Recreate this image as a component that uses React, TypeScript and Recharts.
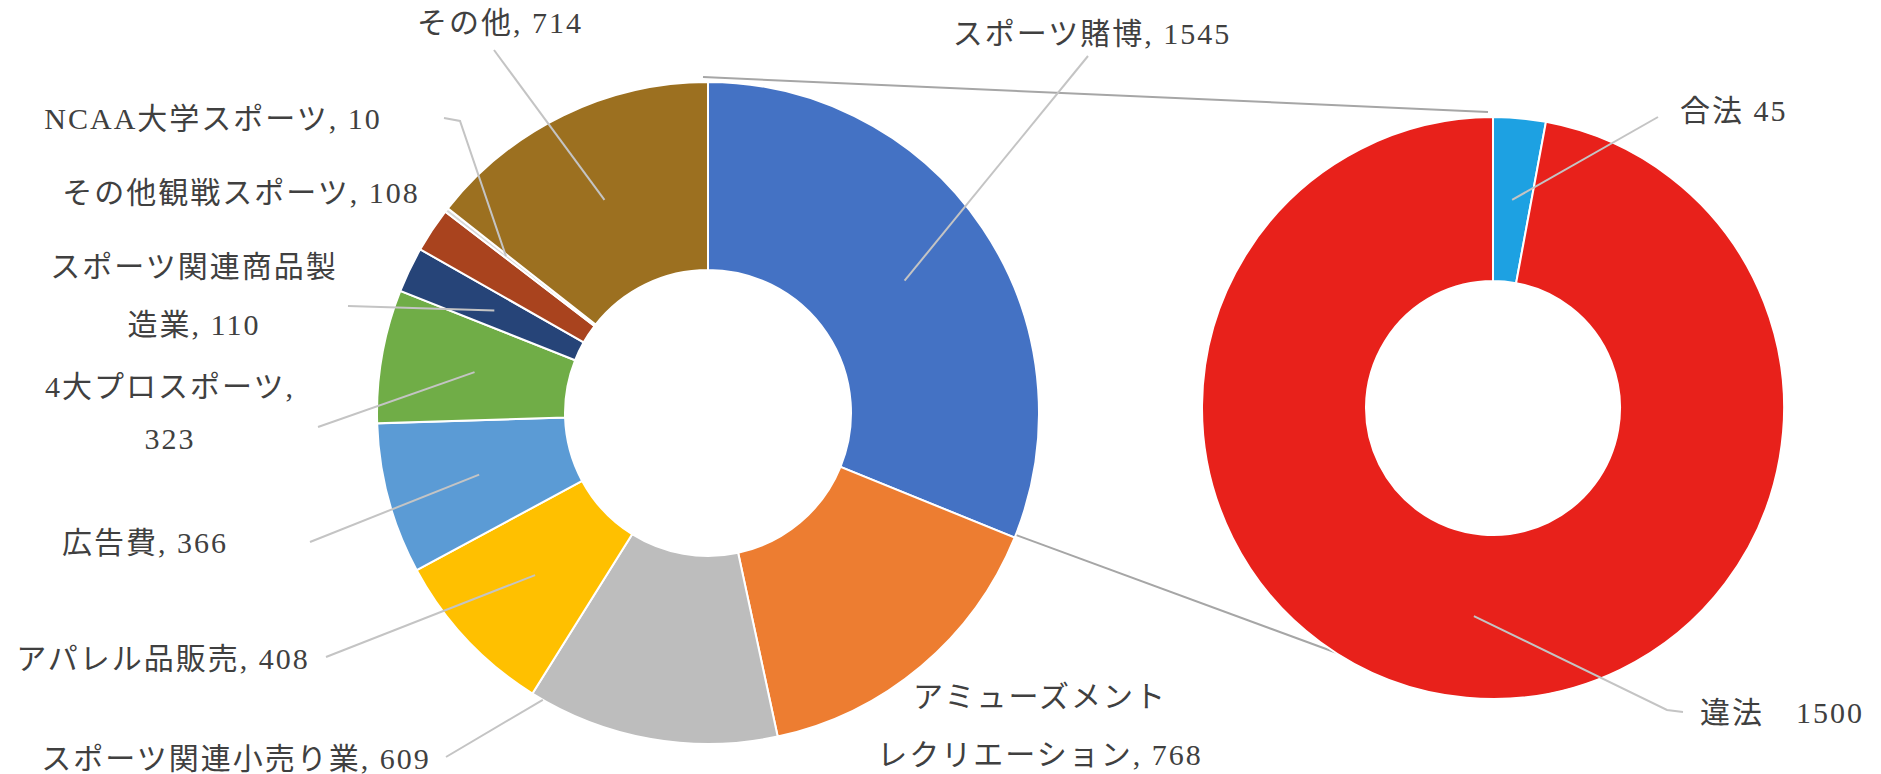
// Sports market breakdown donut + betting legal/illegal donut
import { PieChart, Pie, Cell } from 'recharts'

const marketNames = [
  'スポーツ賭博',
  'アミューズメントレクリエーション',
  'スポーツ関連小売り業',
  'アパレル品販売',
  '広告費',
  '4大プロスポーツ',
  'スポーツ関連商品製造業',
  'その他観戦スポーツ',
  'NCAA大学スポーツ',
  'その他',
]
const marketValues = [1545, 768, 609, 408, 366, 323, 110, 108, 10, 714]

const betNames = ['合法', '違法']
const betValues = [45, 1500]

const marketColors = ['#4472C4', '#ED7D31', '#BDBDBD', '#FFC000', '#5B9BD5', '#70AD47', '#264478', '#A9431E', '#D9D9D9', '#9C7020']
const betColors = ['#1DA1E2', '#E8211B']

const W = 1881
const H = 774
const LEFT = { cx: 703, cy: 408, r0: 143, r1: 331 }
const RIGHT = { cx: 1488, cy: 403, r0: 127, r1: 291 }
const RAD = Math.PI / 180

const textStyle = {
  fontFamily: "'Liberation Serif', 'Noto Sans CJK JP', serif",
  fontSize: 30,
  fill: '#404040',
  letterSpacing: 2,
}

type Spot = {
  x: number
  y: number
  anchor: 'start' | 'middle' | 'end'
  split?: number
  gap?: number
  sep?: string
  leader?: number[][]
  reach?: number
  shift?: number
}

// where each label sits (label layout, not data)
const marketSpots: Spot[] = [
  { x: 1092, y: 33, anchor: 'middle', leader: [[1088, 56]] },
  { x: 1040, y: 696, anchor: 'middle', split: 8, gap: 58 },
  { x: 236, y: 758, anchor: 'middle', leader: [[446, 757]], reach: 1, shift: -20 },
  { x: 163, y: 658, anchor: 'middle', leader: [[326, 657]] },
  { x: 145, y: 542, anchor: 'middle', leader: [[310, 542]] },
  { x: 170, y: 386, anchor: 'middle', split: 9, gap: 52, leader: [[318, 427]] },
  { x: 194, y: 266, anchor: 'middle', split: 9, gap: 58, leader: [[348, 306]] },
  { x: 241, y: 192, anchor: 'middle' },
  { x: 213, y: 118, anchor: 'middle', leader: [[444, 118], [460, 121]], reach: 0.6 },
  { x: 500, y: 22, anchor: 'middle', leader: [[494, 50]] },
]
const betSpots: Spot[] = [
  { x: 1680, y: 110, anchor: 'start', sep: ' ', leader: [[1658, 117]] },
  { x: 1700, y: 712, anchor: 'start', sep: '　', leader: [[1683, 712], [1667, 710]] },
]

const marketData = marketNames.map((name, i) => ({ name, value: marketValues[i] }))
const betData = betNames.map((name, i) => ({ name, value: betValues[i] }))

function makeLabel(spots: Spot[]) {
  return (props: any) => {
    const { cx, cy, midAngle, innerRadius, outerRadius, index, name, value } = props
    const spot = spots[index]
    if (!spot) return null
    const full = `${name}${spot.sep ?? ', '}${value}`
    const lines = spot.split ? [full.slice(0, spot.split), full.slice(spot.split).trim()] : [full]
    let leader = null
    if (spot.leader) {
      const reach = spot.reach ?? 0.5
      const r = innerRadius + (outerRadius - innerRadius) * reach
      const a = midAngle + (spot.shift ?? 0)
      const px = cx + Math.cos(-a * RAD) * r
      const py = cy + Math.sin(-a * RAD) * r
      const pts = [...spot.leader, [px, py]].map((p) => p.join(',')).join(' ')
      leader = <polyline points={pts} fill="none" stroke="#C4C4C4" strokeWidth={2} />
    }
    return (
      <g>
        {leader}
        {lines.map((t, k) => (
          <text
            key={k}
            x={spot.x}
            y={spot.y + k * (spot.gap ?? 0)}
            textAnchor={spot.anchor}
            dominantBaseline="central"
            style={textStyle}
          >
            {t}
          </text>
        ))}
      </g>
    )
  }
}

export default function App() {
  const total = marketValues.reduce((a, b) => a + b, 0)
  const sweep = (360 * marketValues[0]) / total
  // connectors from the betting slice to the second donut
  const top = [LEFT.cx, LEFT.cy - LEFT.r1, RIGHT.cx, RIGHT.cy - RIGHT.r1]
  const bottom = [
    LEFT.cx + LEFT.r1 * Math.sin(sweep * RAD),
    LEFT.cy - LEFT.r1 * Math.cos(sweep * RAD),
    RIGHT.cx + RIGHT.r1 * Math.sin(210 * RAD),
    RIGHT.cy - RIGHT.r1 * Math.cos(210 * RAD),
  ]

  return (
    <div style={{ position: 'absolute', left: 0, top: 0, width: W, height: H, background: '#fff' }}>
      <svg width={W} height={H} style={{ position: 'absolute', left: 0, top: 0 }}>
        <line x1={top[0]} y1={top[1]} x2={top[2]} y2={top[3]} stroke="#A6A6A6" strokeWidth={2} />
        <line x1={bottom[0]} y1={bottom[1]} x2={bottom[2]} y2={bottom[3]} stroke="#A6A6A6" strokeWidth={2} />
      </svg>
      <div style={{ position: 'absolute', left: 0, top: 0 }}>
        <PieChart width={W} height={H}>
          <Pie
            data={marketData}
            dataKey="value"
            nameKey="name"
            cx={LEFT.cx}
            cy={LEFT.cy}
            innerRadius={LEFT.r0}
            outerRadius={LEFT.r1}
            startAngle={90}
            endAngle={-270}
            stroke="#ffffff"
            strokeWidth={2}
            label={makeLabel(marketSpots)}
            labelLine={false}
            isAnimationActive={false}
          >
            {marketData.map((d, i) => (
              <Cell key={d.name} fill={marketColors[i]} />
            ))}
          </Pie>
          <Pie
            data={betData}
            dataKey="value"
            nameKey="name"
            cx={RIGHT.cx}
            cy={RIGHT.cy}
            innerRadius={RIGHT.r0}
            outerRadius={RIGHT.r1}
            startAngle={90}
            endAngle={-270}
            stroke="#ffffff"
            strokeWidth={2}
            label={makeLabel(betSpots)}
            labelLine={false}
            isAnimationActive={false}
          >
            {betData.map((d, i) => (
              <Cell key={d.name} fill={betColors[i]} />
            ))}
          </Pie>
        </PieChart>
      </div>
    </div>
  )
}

==========

Directions
Starting at the top of the listing above, please restate word for word each line up to and including the one that holds "PieChart, Pie, Cell", omitting every image.

Final answer
Recreate this image as a component that uses React, TypeScript and Recharts.
// Sports market breakdown donut + betting legal/illegal donut
import { PieChart, Pie, Cell } from 'recharts'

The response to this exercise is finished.